### TASK DIRECTIONS
Leaving out all pictures, please print only the lines from the one containing "What D3.js code" through the one containing "const tTicks = [0, 4, 8, 12, 16];".
--- START OF STORED RECORDS ---
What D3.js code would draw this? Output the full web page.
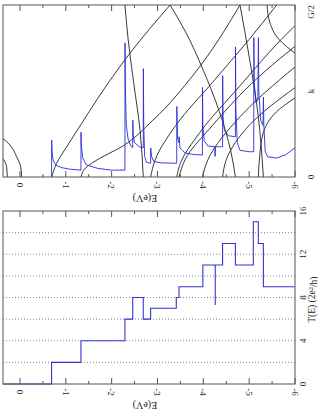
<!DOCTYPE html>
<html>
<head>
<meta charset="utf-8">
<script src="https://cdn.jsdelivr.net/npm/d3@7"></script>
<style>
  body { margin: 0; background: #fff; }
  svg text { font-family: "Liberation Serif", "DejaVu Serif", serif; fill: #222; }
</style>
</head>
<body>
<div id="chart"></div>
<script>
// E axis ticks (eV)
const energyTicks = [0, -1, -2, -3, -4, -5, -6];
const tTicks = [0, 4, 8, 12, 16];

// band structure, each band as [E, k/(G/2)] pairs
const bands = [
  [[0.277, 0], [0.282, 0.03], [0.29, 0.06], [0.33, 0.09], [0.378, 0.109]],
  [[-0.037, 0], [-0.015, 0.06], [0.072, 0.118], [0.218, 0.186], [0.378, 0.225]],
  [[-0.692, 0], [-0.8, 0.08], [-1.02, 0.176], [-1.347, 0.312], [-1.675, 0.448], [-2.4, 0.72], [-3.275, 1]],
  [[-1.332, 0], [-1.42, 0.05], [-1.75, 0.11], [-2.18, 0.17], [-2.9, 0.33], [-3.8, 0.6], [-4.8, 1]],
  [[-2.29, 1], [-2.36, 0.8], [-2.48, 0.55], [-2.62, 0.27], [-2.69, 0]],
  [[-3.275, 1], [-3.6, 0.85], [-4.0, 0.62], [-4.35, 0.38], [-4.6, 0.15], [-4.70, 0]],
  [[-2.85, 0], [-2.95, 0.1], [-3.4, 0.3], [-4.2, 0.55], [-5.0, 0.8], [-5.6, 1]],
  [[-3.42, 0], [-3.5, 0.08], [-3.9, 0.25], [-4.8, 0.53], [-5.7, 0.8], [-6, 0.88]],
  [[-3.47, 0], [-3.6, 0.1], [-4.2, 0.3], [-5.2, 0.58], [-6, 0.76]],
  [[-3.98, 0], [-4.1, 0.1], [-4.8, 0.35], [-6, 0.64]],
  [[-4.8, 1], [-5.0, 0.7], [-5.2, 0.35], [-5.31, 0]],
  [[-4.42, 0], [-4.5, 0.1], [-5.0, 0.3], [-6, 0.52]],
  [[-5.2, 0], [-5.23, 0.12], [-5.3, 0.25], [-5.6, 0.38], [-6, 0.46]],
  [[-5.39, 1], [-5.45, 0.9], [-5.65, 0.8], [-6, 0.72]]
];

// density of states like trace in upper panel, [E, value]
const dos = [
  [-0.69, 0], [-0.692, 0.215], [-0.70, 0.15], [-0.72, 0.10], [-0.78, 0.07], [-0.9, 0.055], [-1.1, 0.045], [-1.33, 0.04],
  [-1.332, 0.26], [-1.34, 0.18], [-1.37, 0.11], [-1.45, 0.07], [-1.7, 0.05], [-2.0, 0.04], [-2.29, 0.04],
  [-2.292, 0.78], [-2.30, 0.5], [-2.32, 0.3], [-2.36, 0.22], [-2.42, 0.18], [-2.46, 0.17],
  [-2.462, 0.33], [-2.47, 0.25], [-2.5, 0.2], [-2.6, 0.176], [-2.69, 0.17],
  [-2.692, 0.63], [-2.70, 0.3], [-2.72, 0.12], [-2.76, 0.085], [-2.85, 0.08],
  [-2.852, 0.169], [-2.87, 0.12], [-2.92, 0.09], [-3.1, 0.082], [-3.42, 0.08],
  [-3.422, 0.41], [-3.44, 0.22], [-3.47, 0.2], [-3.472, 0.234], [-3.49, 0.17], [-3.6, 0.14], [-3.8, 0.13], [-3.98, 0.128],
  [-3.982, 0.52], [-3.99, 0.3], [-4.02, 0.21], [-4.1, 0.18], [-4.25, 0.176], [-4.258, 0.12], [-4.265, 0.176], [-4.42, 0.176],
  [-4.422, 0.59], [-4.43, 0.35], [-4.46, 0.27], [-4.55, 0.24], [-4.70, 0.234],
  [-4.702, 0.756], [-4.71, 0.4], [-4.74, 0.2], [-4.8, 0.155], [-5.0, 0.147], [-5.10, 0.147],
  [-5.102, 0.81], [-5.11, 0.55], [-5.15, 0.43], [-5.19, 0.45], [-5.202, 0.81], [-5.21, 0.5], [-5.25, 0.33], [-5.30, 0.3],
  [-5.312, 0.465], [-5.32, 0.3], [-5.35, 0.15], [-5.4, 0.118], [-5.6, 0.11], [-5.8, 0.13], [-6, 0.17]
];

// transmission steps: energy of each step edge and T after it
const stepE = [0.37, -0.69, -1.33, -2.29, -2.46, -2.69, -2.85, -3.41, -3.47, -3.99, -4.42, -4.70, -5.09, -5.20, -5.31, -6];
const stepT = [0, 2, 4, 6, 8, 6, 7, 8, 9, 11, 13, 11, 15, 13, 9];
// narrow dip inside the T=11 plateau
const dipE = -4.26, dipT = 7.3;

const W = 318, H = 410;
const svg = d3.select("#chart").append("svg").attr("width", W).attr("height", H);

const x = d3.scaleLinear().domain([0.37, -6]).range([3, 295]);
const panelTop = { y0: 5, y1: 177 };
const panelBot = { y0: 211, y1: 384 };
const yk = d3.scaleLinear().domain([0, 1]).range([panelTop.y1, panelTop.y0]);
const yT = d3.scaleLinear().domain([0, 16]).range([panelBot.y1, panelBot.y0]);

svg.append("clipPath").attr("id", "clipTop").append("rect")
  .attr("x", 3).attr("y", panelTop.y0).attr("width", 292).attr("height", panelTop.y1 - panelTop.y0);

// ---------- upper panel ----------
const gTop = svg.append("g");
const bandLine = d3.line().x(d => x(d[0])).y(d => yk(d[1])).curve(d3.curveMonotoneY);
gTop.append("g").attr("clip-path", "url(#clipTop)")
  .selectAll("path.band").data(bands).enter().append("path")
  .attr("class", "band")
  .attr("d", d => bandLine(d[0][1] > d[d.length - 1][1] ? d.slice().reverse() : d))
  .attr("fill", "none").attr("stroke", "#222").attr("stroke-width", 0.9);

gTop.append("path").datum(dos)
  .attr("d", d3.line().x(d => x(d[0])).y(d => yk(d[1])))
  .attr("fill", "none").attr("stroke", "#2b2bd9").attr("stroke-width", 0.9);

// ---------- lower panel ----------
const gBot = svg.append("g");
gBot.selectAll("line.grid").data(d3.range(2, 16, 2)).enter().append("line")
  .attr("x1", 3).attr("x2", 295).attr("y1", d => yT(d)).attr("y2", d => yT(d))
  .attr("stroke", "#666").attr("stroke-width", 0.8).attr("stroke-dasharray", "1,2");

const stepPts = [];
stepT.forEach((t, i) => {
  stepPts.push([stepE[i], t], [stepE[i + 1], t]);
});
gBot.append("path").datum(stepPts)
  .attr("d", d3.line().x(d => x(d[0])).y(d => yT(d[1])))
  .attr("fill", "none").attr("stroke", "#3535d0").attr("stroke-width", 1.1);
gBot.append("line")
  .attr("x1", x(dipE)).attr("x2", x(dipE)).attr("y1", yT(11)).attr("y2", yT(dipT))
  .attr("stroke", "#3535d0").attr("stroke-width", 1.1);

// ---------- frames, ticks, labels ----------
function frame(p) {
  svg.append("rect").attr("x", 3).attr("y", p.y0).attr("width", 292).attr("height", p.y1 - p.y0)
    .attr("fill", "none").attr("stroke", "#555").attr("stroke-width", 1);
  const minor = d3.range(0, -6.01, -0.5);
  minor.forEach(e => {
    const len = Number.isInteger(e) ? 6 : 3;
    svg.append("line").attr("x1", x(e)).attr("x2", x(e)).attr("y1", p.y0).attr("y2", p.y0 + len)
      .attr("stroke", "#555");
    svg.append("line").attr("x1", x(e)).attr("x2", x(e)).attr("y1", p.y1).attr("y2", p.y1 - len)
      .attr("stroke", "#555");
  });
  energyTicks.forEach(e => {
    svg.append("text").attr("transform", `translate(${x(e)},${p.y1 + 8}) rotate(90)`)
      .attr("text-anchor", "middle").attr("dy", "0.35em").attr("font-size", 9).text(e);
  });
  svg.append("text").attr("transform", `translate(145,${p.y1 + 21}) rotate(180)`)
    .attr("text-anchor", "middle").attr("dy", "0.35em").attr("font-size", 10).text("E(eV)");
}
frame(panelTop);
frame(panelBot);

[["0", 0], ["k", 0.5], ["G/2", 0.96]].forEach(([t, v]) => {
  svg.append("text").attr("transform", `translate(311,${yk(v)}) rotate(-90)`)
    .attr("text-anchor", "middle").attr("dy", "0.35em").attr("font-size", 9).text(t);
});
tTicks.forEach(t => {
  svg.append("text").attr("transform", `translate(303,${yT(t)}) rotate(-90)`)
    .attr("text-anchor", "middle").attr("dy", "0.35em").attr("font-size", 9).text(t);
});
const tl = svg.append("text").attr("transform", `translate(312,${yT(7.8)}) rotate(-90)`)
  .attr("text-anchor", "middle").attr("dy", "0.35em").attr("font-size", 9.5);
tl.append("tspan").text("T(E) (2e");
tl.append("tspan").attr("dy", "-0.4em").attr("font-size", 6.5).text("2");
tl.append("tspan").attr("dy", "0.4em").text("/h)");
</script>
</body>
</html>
--- END OF STORED RECORDS ---
--- START OF STORED RECORDS ---
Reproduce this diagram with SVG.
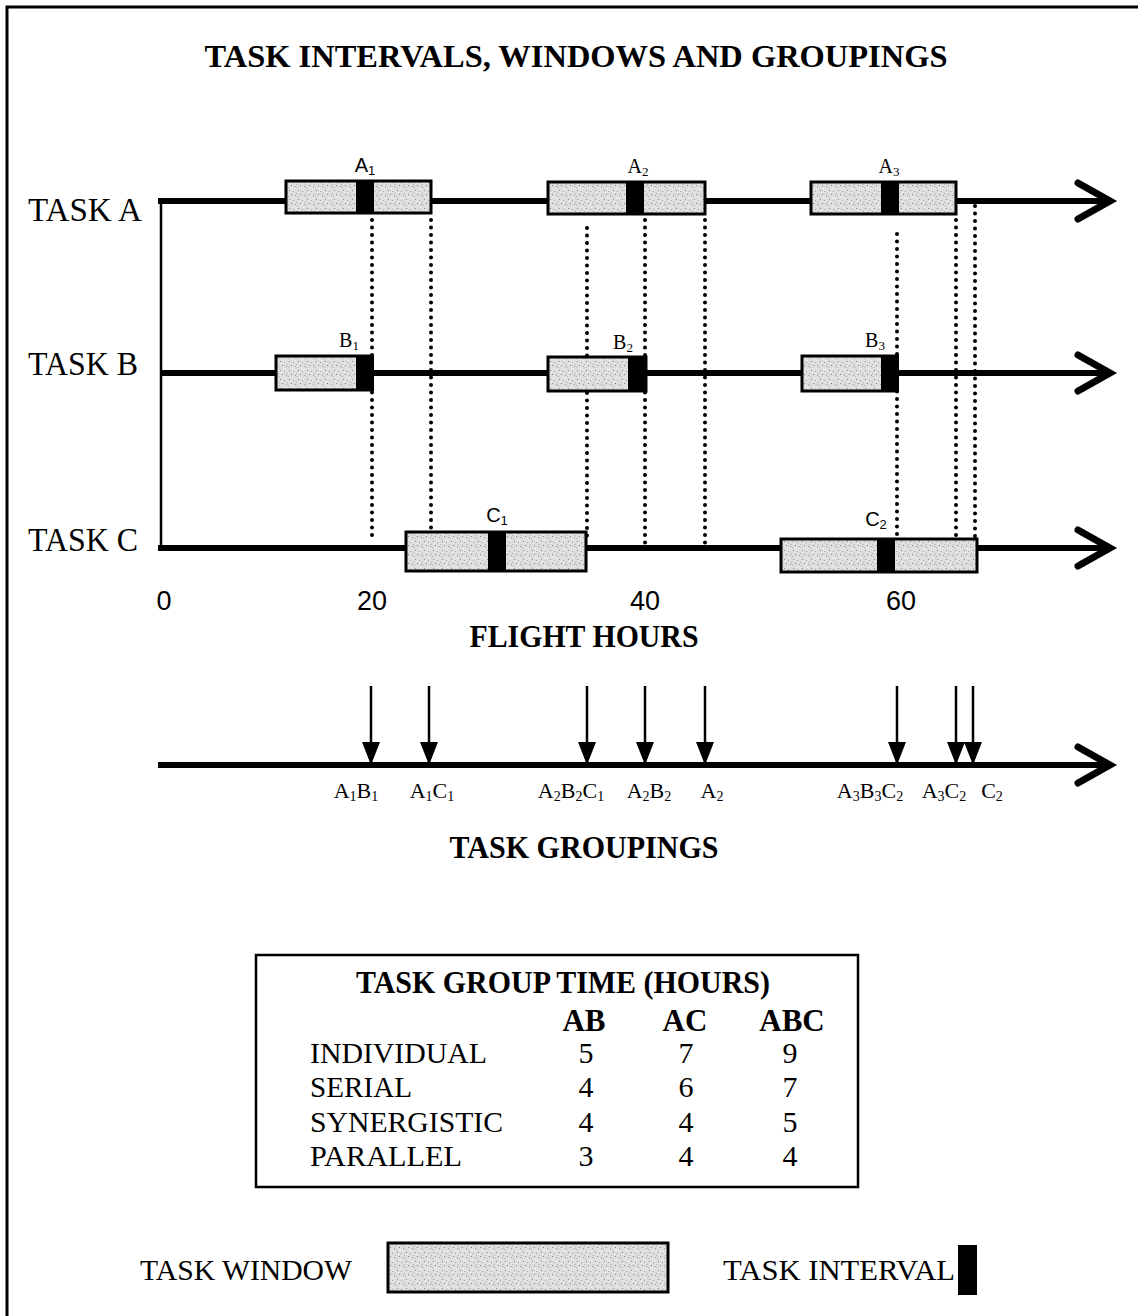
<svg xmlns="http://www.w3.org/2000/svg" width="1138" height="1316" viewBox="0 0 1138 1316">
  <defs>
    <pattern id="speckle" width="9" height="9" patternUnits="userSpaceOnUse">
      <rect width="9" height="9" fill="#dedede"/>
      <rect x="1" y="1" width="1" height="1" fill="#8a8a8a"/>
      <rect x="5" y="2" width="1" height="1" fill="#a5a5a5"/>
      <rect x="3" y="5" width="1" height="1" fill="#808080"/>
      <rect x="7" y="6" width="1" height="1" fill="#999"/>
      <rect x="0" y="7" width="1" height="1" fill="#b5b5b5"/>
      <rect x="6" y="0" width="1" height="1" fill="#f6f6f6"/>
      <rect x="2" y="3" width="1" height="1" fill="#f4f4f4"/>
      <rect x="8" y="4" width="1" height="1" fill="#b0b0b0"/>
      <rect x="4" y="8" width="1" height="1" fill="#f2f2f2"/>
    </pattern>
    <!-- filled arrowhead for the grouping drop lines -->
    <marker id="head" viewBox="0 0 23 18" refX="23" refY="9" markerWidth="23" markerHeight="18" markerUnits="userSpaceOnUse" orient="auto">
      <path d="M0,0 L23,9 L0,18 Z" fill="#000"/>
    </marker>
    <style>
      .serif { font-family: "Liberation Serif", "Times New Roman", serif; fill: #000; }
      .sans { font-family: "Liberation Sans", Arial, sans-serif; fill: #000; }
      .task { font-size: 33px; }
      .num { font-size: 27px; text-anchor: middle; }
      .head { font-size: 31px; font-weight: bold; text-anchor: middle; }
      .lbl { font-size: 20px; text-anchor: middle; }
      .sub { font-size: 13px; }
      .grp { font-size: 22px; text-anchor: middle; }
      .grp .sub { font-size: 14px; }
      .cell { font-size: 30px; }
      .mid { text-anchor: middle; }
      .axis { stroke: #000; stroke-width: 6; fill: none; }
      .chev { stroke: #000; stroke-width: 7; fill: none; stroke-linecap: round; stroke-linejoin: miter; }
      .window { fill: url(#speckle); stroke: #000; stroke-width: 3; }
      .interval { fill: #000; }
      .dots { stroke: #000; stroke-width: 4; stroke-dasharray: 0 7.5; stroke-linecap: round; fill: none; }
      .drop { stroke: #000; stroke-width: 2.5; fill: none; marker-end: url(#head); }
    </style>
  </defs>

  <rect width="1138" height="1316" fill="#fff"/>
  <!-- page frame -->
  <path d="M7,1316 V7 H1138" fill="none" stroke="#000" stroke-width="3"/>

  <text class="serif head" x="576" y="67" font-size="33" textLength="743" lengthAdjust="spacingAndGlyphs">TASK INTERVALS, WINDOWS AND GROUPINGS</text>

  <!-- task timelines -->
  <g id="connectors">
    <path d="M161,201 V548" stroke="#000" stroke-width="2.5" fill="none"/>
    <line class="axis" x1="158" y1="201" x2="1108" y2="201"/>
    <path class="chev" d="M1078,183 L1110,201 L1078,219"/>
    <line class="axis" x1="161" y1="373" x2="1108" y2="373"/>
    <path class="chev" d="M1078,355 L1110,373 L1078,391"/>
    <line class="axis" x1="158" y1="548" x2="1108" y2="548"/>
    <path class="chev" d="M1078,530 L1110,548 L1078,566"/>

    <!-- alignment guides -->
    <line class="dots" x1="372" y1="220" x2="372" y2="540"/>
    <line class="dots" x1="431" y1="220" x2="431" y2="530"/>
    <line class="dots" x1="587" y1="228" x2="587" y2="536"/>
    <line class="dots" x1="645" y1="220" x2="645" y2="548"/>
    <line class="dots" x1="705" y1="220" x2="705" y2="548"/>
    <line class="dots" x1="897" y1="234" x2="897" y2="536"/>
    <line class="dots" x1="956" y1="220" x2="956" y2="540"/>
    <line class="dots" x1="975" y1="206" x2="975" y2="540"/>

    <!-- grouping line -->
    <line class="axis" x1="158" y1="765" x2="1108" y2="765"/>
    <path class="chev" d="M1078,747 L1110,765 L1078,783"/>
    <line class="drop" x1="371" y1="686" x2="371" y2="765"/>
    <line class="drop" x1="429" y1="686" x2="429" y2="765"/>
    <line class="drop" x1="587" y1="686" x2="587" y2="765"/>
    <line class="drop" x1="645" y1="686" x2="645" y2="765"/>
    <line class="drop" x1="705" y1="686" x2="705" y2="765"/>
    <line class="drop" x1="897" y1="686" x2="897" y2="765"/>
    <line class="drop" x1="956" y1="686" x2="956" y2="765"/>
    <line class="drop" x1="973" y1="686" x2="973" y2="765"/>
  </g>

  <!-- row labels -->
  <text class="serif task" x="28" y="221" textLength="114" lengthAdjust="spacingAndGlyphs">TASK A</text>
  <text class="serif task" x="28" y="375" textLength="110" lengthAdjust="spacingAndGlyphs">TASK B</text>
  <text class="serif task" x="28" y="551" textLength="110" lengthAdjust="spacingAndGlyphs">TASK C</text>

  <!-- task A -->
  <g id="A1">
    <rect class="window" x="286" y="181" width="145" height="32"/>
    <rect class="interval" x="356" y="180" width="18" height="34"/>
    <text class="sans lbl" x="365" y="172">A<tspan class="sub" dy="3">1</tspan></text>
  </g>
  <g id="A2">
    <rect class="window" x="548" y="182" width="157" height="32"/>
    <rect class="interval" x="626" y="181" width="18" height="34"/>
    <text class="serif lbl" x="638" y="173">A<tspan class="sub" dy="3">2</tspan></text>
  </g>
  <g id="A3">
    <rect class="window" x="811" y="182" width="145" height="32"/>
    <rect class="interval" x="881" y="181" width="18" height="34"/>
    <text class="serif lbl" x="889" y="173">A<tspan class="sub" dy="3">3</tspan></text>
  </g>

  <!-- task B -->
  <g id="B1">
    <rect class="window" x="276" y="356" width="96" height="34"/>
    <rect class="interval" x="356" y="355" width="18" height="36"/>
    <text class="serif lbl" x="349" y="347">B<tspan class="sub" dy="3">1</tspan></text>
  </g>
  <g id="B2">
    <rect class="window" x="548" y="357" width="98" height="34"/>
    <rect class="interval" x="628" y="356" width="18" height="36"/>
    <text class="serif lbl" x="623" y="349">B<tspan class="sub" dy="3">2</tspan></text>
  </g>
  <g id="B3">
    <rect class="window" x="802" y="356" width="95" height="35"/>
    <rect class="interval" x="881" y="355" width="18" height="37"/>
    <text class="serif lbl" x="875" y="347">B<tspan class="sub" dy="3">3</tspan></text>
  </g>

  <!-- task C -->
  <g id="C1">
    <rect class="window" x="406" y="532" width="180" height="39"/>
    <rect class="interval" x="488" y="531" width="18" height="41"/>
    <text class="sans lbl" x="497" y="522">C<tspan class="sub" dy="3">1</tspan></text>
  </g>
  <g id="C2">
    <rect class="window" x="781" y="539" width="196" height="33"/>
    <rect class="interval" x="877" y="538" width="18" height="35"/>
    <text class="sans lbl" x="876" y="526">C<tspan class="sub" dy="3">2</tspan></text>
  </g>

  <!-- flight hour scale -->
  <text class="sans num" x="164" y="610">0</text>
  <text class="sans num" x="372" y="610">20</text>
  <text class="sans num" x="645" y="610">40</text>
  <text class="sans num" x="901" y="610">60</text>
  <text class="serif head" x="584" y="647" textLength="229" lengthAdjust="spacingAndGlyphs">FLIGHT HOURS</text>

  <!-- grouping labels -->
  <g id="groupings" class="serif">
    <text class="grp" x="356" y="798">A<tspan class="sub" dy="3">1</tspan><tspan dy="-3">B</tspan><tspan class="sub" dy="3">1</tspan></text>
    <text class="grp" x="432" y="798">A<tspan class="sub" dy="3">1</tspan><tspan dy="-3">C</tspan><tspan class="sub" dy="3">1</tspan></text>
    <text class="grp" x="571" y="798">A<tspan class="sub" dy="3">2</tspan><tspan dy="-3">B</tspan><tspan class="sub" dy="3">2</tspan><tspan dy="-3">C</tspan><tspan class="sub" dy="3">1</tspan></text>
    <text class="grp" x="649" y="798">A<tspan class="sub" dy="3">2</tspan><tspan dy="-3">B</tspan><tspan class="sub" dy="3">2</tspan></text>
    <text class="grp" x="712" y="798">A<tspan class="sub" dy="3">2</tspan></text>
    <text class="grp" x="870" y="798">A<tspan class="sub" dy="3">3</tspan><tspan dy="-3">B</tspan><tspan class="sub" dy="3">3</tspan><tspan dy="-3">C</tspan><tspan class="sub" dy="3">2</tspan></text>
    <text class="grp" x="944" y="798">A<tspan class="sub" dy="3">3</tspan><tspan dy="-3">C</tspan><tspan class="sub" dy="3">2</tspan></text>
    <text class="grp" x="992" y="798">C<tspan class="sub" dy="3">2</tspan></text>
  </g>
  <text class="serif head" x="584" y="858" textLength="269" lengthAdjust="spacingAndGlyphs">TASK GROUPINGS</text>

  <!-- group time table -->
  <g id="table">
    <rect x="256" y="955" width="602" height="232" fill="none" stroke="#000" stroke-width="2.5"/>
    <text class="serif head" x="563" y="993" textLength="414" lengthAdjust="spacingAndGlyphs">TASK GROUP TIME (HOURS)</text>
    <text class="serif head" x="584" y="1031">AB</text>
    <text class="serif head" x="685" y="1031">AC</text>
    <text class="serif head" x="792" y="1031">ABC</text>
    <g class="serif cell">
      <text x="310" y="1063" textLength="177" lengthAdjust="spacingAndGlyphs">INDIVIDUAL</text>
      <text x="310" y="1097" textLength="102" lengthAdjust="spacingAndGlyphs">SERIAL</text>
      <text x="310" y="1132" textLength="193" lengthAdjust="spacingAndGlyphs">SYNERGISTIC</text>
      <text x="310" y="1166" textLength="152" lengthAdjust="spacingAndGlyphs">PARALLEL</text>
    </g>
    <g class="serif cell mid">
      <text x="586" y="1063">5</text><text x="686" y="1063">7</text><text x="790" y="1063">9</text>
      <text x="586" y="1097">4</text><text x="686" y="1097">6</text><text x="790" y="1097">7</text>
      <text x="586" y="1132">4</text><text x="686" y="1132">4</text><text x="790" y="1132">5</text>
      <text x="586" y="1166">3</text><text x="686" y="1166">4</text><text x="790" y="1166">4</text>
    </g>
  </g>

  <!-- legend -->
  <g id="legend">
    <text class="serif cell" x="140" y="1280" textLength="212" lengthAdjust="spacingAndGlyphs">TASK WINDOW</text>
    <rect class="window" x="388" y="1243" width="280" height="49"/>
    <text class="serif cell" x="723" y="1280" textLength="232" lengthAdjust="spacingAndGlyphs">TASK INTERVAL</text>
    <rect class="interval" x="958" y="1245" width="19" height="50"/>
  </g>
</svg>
--- END OF STORED RECORDS ---
### RESULT
What D3.js code would draw this? Output the full web page.
<!DOCTYPE html>
<html>
<head>
<meta charset="utf-8">
<script src="https://cdn.jsdelivr.net/npm/d3@7"></script>
<style>
  body { margin: 0; background: #fff; }
  svg text { font-family: "Liberation Serif", "DejaVu Serif", serif; fill: #222; }
</style>
</head>
<body>
<div id="chart"></div>
<script>
// E axis ticks (eV)
const energyTicks = [0, -1, -2, -3, -4, -5, -6];
const tTicks = [0, 4, 8, 12, 16];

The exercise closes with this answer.